Request:
Transcribe all of the material exactly. Any picture in it should be left out.

━━━ Supplied material

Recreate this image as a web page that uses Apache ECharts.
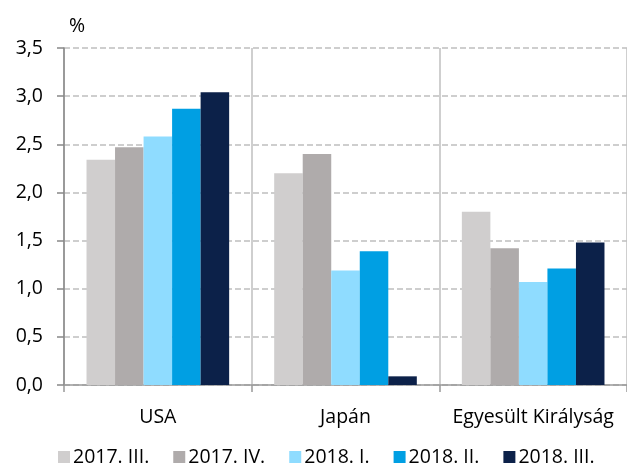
<!DOCTYPE html>
<html>
<head>
<meta charset="utf-8">
<script src="https://cdn.jsdelivr.net/npm/echarts@6/dist/echarts.min.js"></script>
<style>
  html, body { margin: 0; padding: 0; background: #fff; }
  #chart { width: 627px; height: 466px; }
</style>
</head>
<body>
<div id="chart"></div>
<script>
const categories = ['USA', 'Japán', 'Egyesült Királyság']
const seriesNames = ['2017. III.', '2017. IV.', '2018. I.', '2018. II.', '2018. III.']
const q2017_3 = [2.34, 2.20, 1.80]
const q2017_4 = [2.47, 2.40, 1.42]
const q2018_1 = [2.58, 1.19, 1.07]
const q2018_2 = [2.87, 1.39, 1.21]
const q2018_3 = [3.04, 0.09, 1.48]
const values = [q2017_3, q2017_4, q2018_1, q2018_2, q2018_3]
const colors = ['#d0cece', '#afabab', '#8fdcff', '#009fe3', '#0c2149']

const font = 'Open Sans'
const fs = 19.5

const chart = echarts.init(document.getElementById('chart'))

chart.setOption({
  animation: false,
  color: colors,
  textStyle: { fontFamily: font },
  title: {
    text: '%',
    left: 64,
    top: 11,
    textStyle: { fontFamily: font, fontSize: fs, fontWeight: 'normal', color: '#000' }
  },
  legend: {
    data: seriesNames,
    left: 53,
    top: 442,
    icon: 'rect',
    itemWidth: 12,
    itemHeight: 12,
    itemGap: 24,
    textStyle: { fontFamily: font, fontSize: fs, color: '#000', padding: [0, 0, 0, -2] }
  },
  grid: {
    left: 64,
    right: 0,
    top: 48,
    bottom: 81
  },
  xAxis: {
    type: 'category',
    data: categories,
    axisLine: { lineStyle: { color: '#999999', width: 1.5 } },
    axisTick: { show: true, interval: 0, length: 7, lineStyle: { color: '#999999', width: 1.5 } },
    axisLabel: { interval: 0, color: '#000', fontSize: fs, fontFamily: font, margin: 22 },
    splitLine: { show: true, interval: 0, lineStyle: { color: '#bfbfbf', width: 1.5 } }
  },
  yAxis: {
    type: 'value',
    min: 0,
    max: 3.5,
    interval: 0.5,
    axisLine: { show: true, lineStyle: { color: '#888888', width: 1.5 } },
    axisTick: { show: true, length: 7, lineStyle: { color: '#888888', width: 1.5 } },
    axisLabel: {
      color: '#000',
      fontSize: fs,
      fontFamily: font,
      margin: 21,
      formatter: v => v.toFixed(1).replace('.', ',')
    },
    splitLine: { show: true, lineStyle: { color: '#bfbfbf', width: 1.5, type: [6, 3] } }
  },
  series: seriesNames.map((name, i) => ({
    name: name,
    type: 'bar',
    data: values[i],
    barGap: '0%',
    barCategoryGap: '24%',
    itemStyle: { color: colors[i] }
  }))
})
</script>
</body>
</html>
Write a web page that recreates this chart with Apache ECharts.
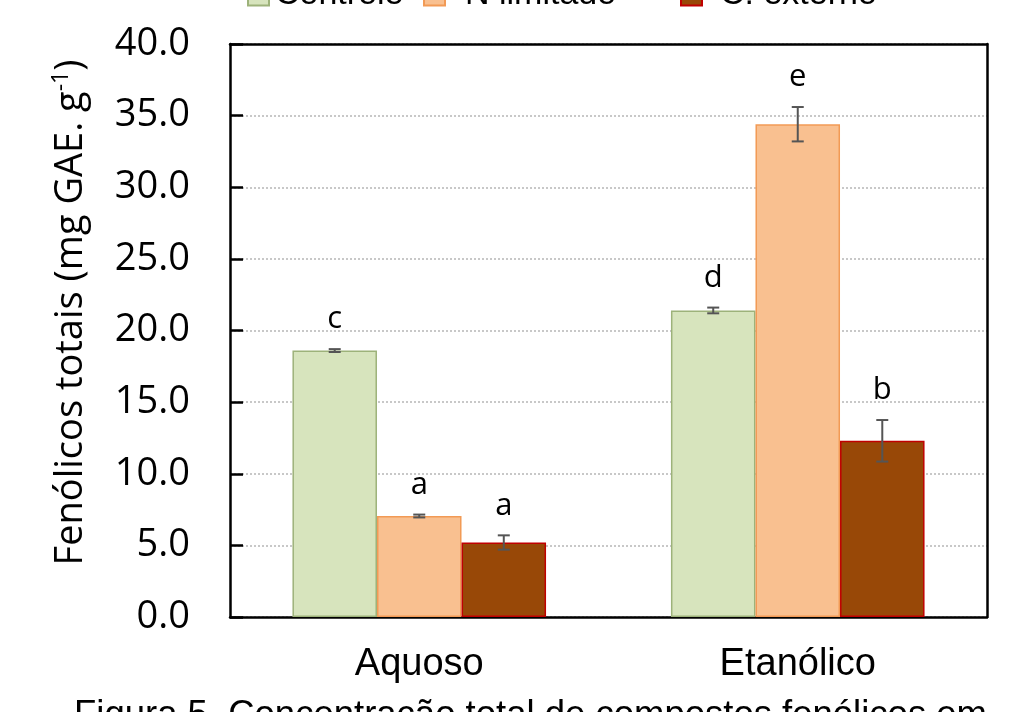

━━━━━━

Response:
Recreate this image as a web page that uses Apache ECharts.
<!DOCTYPE html>
<html>
<head>
<meta charset="utf-8">
<script src="https://cdn.jsdelivr.net/npm/echarts@6/dist/echarts.min.js"></script>
<style>
  html, body { margin: 0; padding: 0; background: #fff; }
  #chart { width: 627px; height: 466px; }
</style>
</head>
<body>
<div id="chart"></div>
<script>
const categories = ['USA', 'Japán', 'Egyesült Királyság']
const seriesNames = ['2017. III.', '2017. IV.', '2018. I.', '2018. II.', '2018. III.']
const q2017_3 = [2.34, 2.20, 1.80]
const q2017_4 = [2.47, 2.40, 1.42]
const q2018_1 = [2.58, 1.19, 1.07]
const q2018_2 = [2.87, 1.39, 1.21]
const q2018_3 = [3.04, 0.09, 1.48]
const values = [q2017_3, q2017_4, q2018_1, q2018_2, q2018_3]
const colors = ['#d0cece', '#afabab', '#8fdcff', '#009fe3', '#0c2149']

const font = 'Open Sans'
const fs = 19.5

const chart = echarts.init(document.getElementById('chart'))

chart.setOption({
  animation: false,
  color: colors,
  textStyle: { fontFamily: font },
  title: {
    text: '%',
    left: 64,
    top: 11,
    textStyle: { fontFamily: font, fontSize: fs, fontWeight: 'normal', color: '#000' }
  },
  legend: {
    data: seriesNames,
    left: 53,
    top: 442,
    icon: 'rect',
    itemWidth: 12,
    itemHeight: 12,
    itemGap: 24,
    textStyle: { fontFamily: font, fontSize: fs, color: '#000', padding: [0, 0, 0, -2] }
  },
  grid: {
    left: 64,
    right: 0,
    top: 48,
    bottom: 81
  },
  xAxis: {
    type: 'category',
    data: categories,
    axisLine: { lineStyle: { color: '#999999', width: 1.5 } },
    axisTick: { show: true, interval: 0, length: 7, lineStyle: { color: '#999999', width: 1.5 } },
    axisLabel: { interval: 0, color: '#000', fontSize: fs, fontFamily: font, margin: 22 },
    splitLine: { show: true, interval: 0, lineStyle: { color: '#bfbfbf', width: 1.5 } }
  },
  yAxis: {
    type: 'value',
    min: 0,
    max: 3.5,
    interval: 0.5,
    axisLine: { show: true, lineStyle: { color: '#888888', width: 1.5 } },
    axisTick: { show: true, length: 7, lineStyle: { color: '#888888', width: 1.5 } },
    axisLabel: {
      color: '#000',
      fontSize: fs,
      fontFamily: font,
      margin: 21,
      formatter: v => v.toFixed(1).replace('.', ',')
    },
    splitLine: { show: true, lineStyle: { color: '#bfbfbf', width: 1.5, type: [6, 3] } }
  },
  series: seriesNames.map((name, i) => ({
    name: name,
    type: 'bar',
    data: values[i],
    barGap: '0%',
    barCategoryGap: '24%',
    itemStyle: { color: colors[i] }
  }))
})
</script>
</body>
</html>
Write a web page that recreates this chart with Apache ECharts.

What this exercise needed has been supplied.